Acceptance Speech for Prince Claus Award / Yoani Sánchez

Good afternoon everyone:

To the Dutch ambassador who has kindly offered his home for the ceremony, to the members of the Prince Claus Foundation who organized the presentation of this award, to the diplomatic corps, to my family, my friends, to the bloggers present here and also to the readers, commentators and translators of my blog who join in this moment from cyberspace. A special greeting to the other 2010 winners of this important award. In short, to everyone, I thank you for your physical, virtual or spiritual presence on this day.

The words I say to you this afternoon are imbued — in part — with the experiences I have had in the last three years, since April 2007, when I started to write my blog, Generation Y. I could dedicate long minutes of this speech to emphasizing the scenes that make up what I call “my path of pain”; this tortuous trail I’ve traveled, determined to live freely in a country full of masks.
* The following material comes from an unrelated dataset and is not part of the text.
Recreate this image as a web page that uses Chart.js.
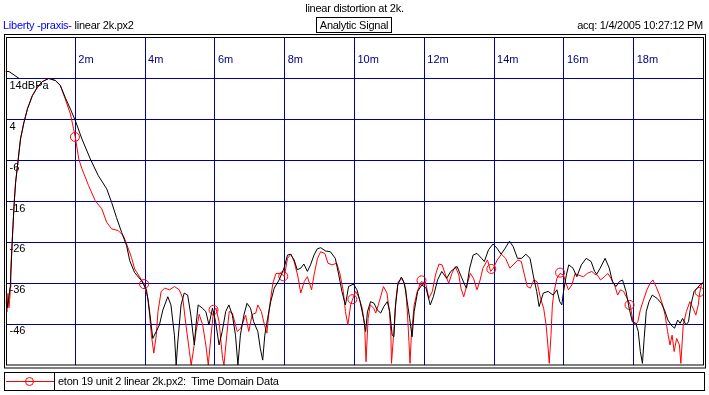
<!DOCTYPE html>
<html lang="en">
<head>
  <meta charset="UTF-8">
  <title>linear distortion at 2k.</title>
  <script src="https://cdn.jsdelivr.net/npm/chart.js"></script>
  <style>
    body {
      margin: 0;
      width: 709px;
      height: 395px;
      position: relative;
      background: #fff;
      font-family: Arial, "Liberation Sans", sans-serif;
      font-size: 11px;
      color: #000;
      overflow: hidden;
    }
    #chart {
      position: absolute;
      left: 0;
      top: 0;
    }
    .txt {
      position: absolute;
      line-height: 13px;
      white-space: nowrap;
      letter-spacing: -0.25px;
    }
    #title { top: 2px; left: 0; width: 709px; text-align: center; }
    #src { top: 19px; left: 3px; }
    #src span { color: #0000ff; }
    #mode {
      top: 17px; left: 316px; width: 74px; height: 14px;
      border: 1px solid #000; text-align: center; line-height: 14px;
    }
    #acq { top: 19px; right: 6px; }
    #legend {
      position: absolute;
      left: 4px; top: 372px; width: 699px; height: 17px;
      border: 1px solid #000;
    }
    #legend .line {
      position: absolute; left: 1px; top: 8px; width: 48px; height: 1px; background: #f00;
    }
    #legend .dot {
      position: absolute; left: 20px; top: 4px; width: 7px; height: 7px;
      border: 1px solid #f00; border-radius: 50%;
    }
    #legend .sep {
      position: absolute; left: 49px; top: 0; width: 1px; height: 17px; background: #000;
    }
    #legend .lbl { position: absolute; left: 53px; top: 2px; line-height: 13px; letter-spacing: -0.25px; }
  </style>
</head>
<body>
  <canvas id="chart" width="709" height="395"></canvas>
  <div class="txt" id="title">linear distortion at 2k.</div>
  <div class="txt" id="src"><span>Liberty -praxis-</span> linear 2k.px2</div>
  <div class="txt" id="mode">Analytic Signal</div>
  <div class="txt" id="acq">acq: 1/4/2005 10:27:12 PM</div>
  <div id="legend">
    <div class="line"></div><div class="dot"></div><div class="sep"></div>
    <div class="lbl">eton 19 unit 2 linear 2k.px2:&nbsp; Time Domain Data</div>
  </div>
  <script>
    // axis ticks
    const xTickValues = [2, 4, 6, 8, 10, 12, 14, 16, 18];
    const xTickLabels = ["2m", "4m", "6m", "8m", "10m", "12m", "14m", "16m", "18m"];
    const yTickValues = [-46, -36, -26, -16, -6, 4, 14];
    const yTickLabels = ["-46", "-36", "-26", "-16", "-6", "4", "14dBPa"];

    // black trace (ms, dB)
    const refTimes = [0.02, 0.05, 0.09, 0.13, 0.15, 0.2, 0.25, 0.29, 0.36, 0.43, 0.53, 0.63, 0.77, 0.91, 1.05, 1.24, 1.43, 1.57,
      1.71, 1.86, 2.0, 2.19, 2.43, 2.66, 2.9, 3.04, 3.18, 3.33, 3.47, 3.56, 3.7, 3.9, 4.04, 4.13, 4.22, 4.32, 4.41, 4.51, 4.65,
      4.74, 4.84, 4.89, 4.93, 5.03, 5.12, 5.22, 5.31, 5.41, 5.45, 5.52, 5.64, 5.74, 5.83, 5.93, 6.02, 6.12, 6.21, 6.31, 6.4,
      6.5, 6.59, 6.66, 6.73, 6.83, 6.92, 7.02, 7.11, 7.23, 7.3, 7.37, 7.43, 7.51, 7.6, 7.7, 7.84, 7.98, 8.08, 8.17, 8.27, 8.36,
      8.46, 8.55, 8.65, 8.74, 8.84, 8.93, 9.03, 9.17, 9.31, 9.45, 9.55, 9.64, 9.74, 9.83, 9.97, 10.07, 10.16, 10.26, 10.32,
      10.37, 10.46, 10.56, 10.65, 10.75, 10.84, 10.94, 11.01, 11.08, 11.13, 11.17, 11.24, 11.34, 11.43, 11.51, 11.58, 11.65,
      11.71, 11.81, 11.93, 12.05, 12.17, 12.26, 12.38, 12.5, 12.64, 12.76, 12.94, 13.04, 13.16, 13.21, 13.3, 13.4, 13.51,
      13.64, 13.72, 13.84, 13.97, 14.08, 14.2, 14.32, 14.44, 14.55, 14.67, 14.79, 14.91, 15.03, 15.12, 15.22, 15.29, 15.41,
      15.55, 15.69, 15.8, 15.88, 15.94, 15.99, 16.07, 16.14, 16.26, 16.37, 16.5, 16.64, 16.78, 16.88, 16.94, 17.04, 17.18,
      17.3, 17.39, 17.49, 17.59, 17.68, 17.78, 17.87, 17.96, 18.06, 18.13, 18.19, 18.25, 18.3, 18.36, 18.44, 18.53, 18.67,
      18.79, 18.88, 18.98, 19.07, 19.17, 19.26, 19.33, 19.4, 19.5, 19.57, 19.64, 19.73, 19.83, 19.92, 20.0];
    const refLevels = [-38, -42, -40, -37, -34.2, -24.4, -16.2, -11.3, -6, -0.7, 3.4, 6.7, 9.9, 11.9, 13.3, 14.1, 13.6, 12.4,
      9.5, 6.6, 3.8, -0.7, -5.6, -9.7, -12.9, -16.2, -19.9, -23.6, -26.8, -30.5, -33.4, -35.4, -37.6, -43, -49.5, -47.8, -46.2, -42.5, -39.3,
      -41.3, -48.7, -56, -51.1, -41.3, -38.4, -38.9, -43.8, -51.1, -47, -41.3, -42.1, -42.9, -46.2, -42.1, -45.4, -51.1, -47.8, -42.9, -41.3,
      -43.8, -48.7, -56, -48.7, -43.8, -40.9, -42.1, -45.4, -47.8, -51.9, -54.8, -48.7, -44.6, -40.5, -37.2, -35.2, -32.3, -29.1, -28.9, -30.3, -32.7,
      -32.3, -31.3, -33.1, -31.5, -29.1, -27.6, -27.3, -28.1, -28.3, -29.9, -34, -38, -41.3, -36.8, -36.2, -37.6, -40.5, -44.6, -47.8,
      -43, -40.5, -40.9, -42.5, -43.3, -41.7, -40.5, -42.9, -48.7, -49.1, -42.1, -36.4, -34.5, -36, -40.5, -44.6, -49.1,
      -42.9, -38, -36.4, -37.2, -41.3, -39.3, -35.2, -33.1, -34.8, -33.1, -31.9, -34, -36.4, -37.2, -32.3, -29.1, -28.7,
      -29.9, -30.7, -27.8, -26.4, -27.4, -28.9, -27.4, -25.7, -27.1, -29.9, -29.9, -28.9, -29.9, -34, -38, -41.7, -38.4,
      -38, -38.9, -37.6, -40.5, -41.3, -38, -34, -31.5, -32.3, -34.4, -31.5, -29.9, -30.7, -33.1, -33.8, -32.3, -29.9,
      -32.3, -35.6, -36.8, -35.6, -35.2, -38, -42.1, -45.4, -45.8, -47.8, -52.7, -55.6, -49.5, -42.9, -40.5, -38.9, -39.7,
      -40.9, -42.5, -45, -46.2, -47, -45, -45.8, -44.6, -46.2, -45.4, -41.3, -38, -37.1, -36.2, -36];

    // short black segment at the top left corner
    const stubTimes = [0.0, 0.1, 0.39];
    const stubLevels = [15.8, 15.8, 14.1];

    // red trace (ms, dB)
    const measTimes = [0.01, 0.04, 0.07, 0.1, 0.13, 0.16, 0.2, 0.25, 0.29, 0.36, 0.43, 0.53, 0.63, 0.77, 0.91, 1.05, 1.24, 1.43, 1.57,
      1.71, 1.86, 1.95, 2.0, 2.1, 2.19, 2.38, 2.57, 2.76, 2.9, 3.04, 3.23, 3.38, 3.47, 3.61, 3.7, 3.97, 4.09, 4.18, 4.25, 4.32,
      4.37, 4.46, 4.56, 4.7, 4.84, 4.98, 5.08, 5.17, 5.27, 5.32, 5.38, 5.46, 5.55, 5.65, 5.74, 5.81, 5.89, 5.96, 6.03, 6.12,
      6.22, 6.26, 6.34, 6.41, 6.5, 6.64, 6.74, 6.88, 6.97, 7.07, 7.17, 7.23, 7.33, 7.42, 7.49, 7.56, 7.66, 7.75, 7.9, 7.99,
      8.08, 8.18, 8.27, 8.37, 8.46, 8.56, 8.65, 8.77, 8.84, 8.94, 9.03, 9.15, 9.24, 9.36, 9.49, 9.58, 9.68, 9.74, 9.81, 9.89,
      9.95, 10.03, 10.12, 10.22, 10.29, 10.33, 10.39, 10.45, 10.55, 10.61, 10.71, 10.83, 10.93, 11.0, 11.04, 11.06, 11.12,
      11.18, 11.25, 11.37, 11.47, 11.52, 11.56, 11.59, 11.63, 11.71, 11.8, 11.91, 12.04, 12.13, 12.23, 12.32, 12.42, 12.51,
      12.61, 12.7, 12.79, 12.89, 12.99, 13.05, 13.13, 13.22, 13.32, 13.41, 13.51, 13.6, 13.68, 13.81, 13.9, 13.98, 14.09,
      14.21, 14.33, 14.45, 14.57, 14.68, 14.78, 14.87, 14.95, 15.04, 15.14, 15.23, 15.33, 15.42, 15.49, 15.54, 15.58, 15.63,
      15.67, 15.72, 15.8, 15.89, 15.99, 16.06, 16.13, 16.23, 16.32, 16.41, 16.56, 16.67, 16.8, 16.89, 16.96, 17.05, 17.16,
      17.26, 17.35, 17.45, 17.54, 17.62, 17.71, 17.81, 17.9, 17.98, 18.05, 18.12, 18.19, 18.28, 18.38, 18.47, 18.55, 18.64,
      18.74, 18.83, 18.9, 18.97, 19.04, 19.1, 19.16, 19.23, 19.31, 19.35, 19.42, 19.51, 19.61, 19.7, 19.78, 19.85, 19.89, 19.94, 20.0];
    const measLevels = [-40, -43, -38.5, -42, -39, -31, -24.4, -16.2, -11.3, -6, -0.7, 3.4, 6.7, 9.9, 11.9, 13.3, 14.1, 13.6, 12.4,
      9.1, 5.4, 1.8, -0.3, -5.6, -8, -12.1, -15.8, -17.8, -21.1, -22.7, -23.1, -24.4, -26.4, -29.7, -32.5, -36.2, -40, -48.7, -53.1, -48.7,
      -42.9, -38, -37.2, -37.6, -36.8, -37.6, -39.7, -46.2, -52.7, -56, -52.7, -47.8, -43.6, -46.2, -51.1, -56, -48.7, -42.9, -42.1, -45.4,
      -54.4, -56, -48.7, -42.9, -43.3, -47.8, -47, -43.8, -47.8, -43.6, -43.3, -41.3, -42.9, -46.2, -48.2, -42.1, -36, -33.6, -33.6, -34.4,
      -29.9, -28.9, -30.7, -34, -38.4, -35.6, -34.4, -37.6, -34, -29.9, -28.3, -28.7, -31.1, -31.5, -31.1, -33.6, -38, -42.9, -46.2, -41.3,
      -39.8, -38, -39.3, -42.1, -46.2, -55.2, -44.6, -41.3, -42.1, -43.3, -40.5, -36.8, -38.4, -42.9, -47.8, -55.6, -48.7,
      -40.5, -35.6, -34.8, -37.6, -43.8, -50.3, -55.6, -48.7, -41.3, -38, -35.6, -36, -39.7, -38, -34, -31.3, -31.5,
      -34, -36, -33.6, -31.9, -34, -37.2, -39.3, -36.4, -33.6, -34.8, -37.6, -35.2, -32.3, -30.3, -33.1, -32.3, -30.3,
      -28.9, -29.9, -32.3, -31.3, -30.3, -30.7, -34, -36.8, -37.2, -35.2, -35.6, -39.7, -42.1, -46.2, -51.1, -55.6, -48.7,
      -41.3, -38, -34.8, -33.6, -34, -36, -37.6, -36.4, -33.6, -34, -34.4, -33.6, -33.1, -33.8, -34, -35.2, -34.4,
      -33.6, -34.8, -36.4, -38.9, -37.6, -38, -39.7, -41.3, -45.4, -46.2, -45.4, -42.5, -40.1, -37.6, -36, -35.2, -36.8,
      -38.9, -41.3, -43.8, -47.8, -51.1, -48.7, -52.7, -49.5, -51.1, -55.6, -46.2, -42.9, -40.5, -42.1, -43.8, -41.3, -38.4, -36.4, -35.5];

    // red circle markers
    const markerTimes = [1.99, 3.97, 5.96, 7.96, 9.94, 11.92, 13.92, 15.89, 17.88, 19.89];
    const markerLevels = [-0.2, -36.2, -42.5, -34.3, -39.9, -35.3, -32.5, -33.4, -41.3, -38.1];

    const toPoints = (xs, ys) => xs.map((x, i) => ({ x: x, y: ys[i] }));

    const gridBlue = "#00009c";
    const tickFont = { family: "Arial, 'Liberation Sans', sans-serif", size: 11 };

    const framePlugin = {
      id: "frame",
      afterDraw(chart) {
        const c = chart.ctx;
        const a = chart.chartArea;
        c.save();
        c.strokeStyle = "#000";
        c.lineWidth = 1;
        c.strokeRect(Math.round(a.left) + 0.5, Math.round(a.top) - 0.5, Math.round(a.right - a.left) - 1, Math.round(a.bottom - a.top) + 0.5);
        c.strokeRect(Math.round(a.left) - 1.5, Math.round(a.top) - 3.5, Math.round(a.right - a.left) + 3, Math.round(a.bottom - a.top) + 6.5);
        c.restore();
      }
    };

    new Chart(document.getElementById("chart").getContext("2d"), {
      type: "line",
      data: {
        datasets: [
          {
            label: "stub",
            data: toPoints(stubTimes, stubLevels),
            borderColor: "#000",
            borderWidth: 1,
            pointRadius: 0
          },
          {
            label: "reference",
            data: toPoints(refTimes, refLevels),
            borderColor: "#000",
            borderWidth: 1,
            pointRadius: 0
          },
          {
            label: "eton 19 unit 2 linear 2k.px2:  Time Domain Data",
            data: toPoints(measTimes, measLevels),
            borderColor: "#ff0000",
            borderWidth: 1,
            pointRadius: 0
          },
          {
            label: "markers",
            data: toPoints(markerTimes, markerLevels),
            showLine: false,
            pointRadius: 4.5,
            pointStyle: "circle",
            pointBorderColor: "#ff0000",
            pointBackgroundColor: "rgba(0,0,0,0)",
            pointBorderWidth: 1
          }
        ]
      },
      options: {
        responsive: false,
        animation: false,
        layout: { padding: { left: 3, top: 38, right: 3, bottom: 30 } },
        elements: { line: { tension: 0 } },
        plugins: {
          legend: { display: false },
          tooltip: { enabled: false }
        },
        scales: {
          x: {
            type: "linear",
            position: "top",
            min: 0,
            max: 20,
            afterFit: (s) => { s.height = 0; },
            afterBuildTicks: (s) => { s.ticks = xTickValues.map(v => ({ value: v })); },
            grid: { color: gridBlue, lineWidth: 1, drawTicks: false },
            border: { display: false },
            ticks: {
              mirror: true,
              align: "start",
              padding: 15,
              labelOffset: 3,
              autoSkip: false,
              maxRotation: 0,
              color: "#000080",
              font: tickFont,
              callback: (v, i) => xTickLabels[i]
            }
          },
          y: {
            type: "linear",
            min: -56,
            max: 24,
            afterFit: (s) => { s.width = 0; },
            afterBuildTicks: (s) => { s.ticks = yTickValues.map(v => ({ value: v })); },
            grid: { color: gridBlue, lineWidth: 1, drawTicks: false },
            border: { display: false },
            ticks: {
              mirror: true,
              padding: 4,
              labelOffset: 7,
              color: "#000",
              font: tickFont,
              callback: (v, i) => yTickLabels[i]
            }
          }
        }
      },
      plugins: [framePlugin]
    });
  </script>
</body>
</html>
I could also tell a pitiful tale of stigmatization, of constantly being watched, of pressure on my family and demonization of my community, of police citations and even physical attack.

But I will not focus on those obstacles, but on the other path, that of the gratification and the gift of personal fulfillment, and on future projects. This beautiful part of the journey that begins when I go out into the street and someone — overcoming their fear — approaches me and says, “I read you,” “keep going,” “resist.”

I also have the gratification, every day, of a growing number of my fellow citizens who seek my opinions, debate with me, or sympathize with my point of view. And now, more and more, they use the tool of a blog to express, in the virtual Cuba, the differences of opinion still penalized in the real Cuba. This path of professional and civic growth is one I want to share with others.

The Prince Claus Award is an award that looks forward, a stimulus that invites dreams and the setting of higher goals. This year, 2011, could be the stage to realize some journalistic challenges that I have fantasized about for a long time.

Our Island is desperate for arguments, debates and information. We cannot simply denounce intolerance, describe what doesn’t work, or point fingers at what we don’t like. It is time to begin to change. For those of us who reject another cycle of frustration and tension, who reject the mistrust looming over us, it is also time to do something, however small.

I like to work with the written word and with news and I feel my place is appropriately in kilobytes, pages of newspapers, a mouse and a keyboard. This does not mean I am going to lock myself in the ivory tower and write, quite the opposite.

Words do not always behave like barricades or like thrown paving stones; fortunately words also behave like an effective balsam on a distressed nation. I believe in the medicine of free information, and in the imperfect democracy we Cubans will, one day, manage to put into practice in our country. I am a dreamer, I know, but so are all of you here… and we are not alone.

This year new cracks will appear in the state monopoly on information. Any provincial blogger armed with a mobile phone could jeopardize official newspapers and could transmit his words, photos, audio and video direct to the Web. I like to say — half joking, half seriously — that if Cubans can invent ground beef with no beef in it, as we did during the most difficult years of the Special Period when banana skins became meat, we can invent an Internet without the Internet.

With those little cellular gadgets, we have learned to send and receive the total spectrum of information from this Island. I feel I am also a missionary of the creed of spreading knowledge and tools that make us free throughout the whole Island. Because each one of us can become our own press agency, without bosses or censors.

I have dedicated recent months to this, through the magnificent experience of an academy with 27 students, five professors, workshops, thematic conferences, and advice and support for those who have recently opened a space on the web. In the coming months, I intend to extend the reach of these courses. The blogger virus will ultimately infect thousands of Cubans.

A more difficult dream — and so a more recurring one — is the creation of a new media outlet. Many who are here today, though they may not know it, are the future editors, photographers and correspondents of this newspaper. Without all of you, it will not be possible. Without the talent and energy that can infuse the pages of this planned information space, it will all remain the fantasy of one small blogger.

So these few words are also to say to you: Help me, join me in this unpredictable adventure of empowering ourselves as citizens, of behaving as free people in a country full of fear, without losing our way on the path of differences that feed our pluralism, and avoiding the known error of unanimity. There is room for everyone in this project. What’s more, without you I could not  accomplish it.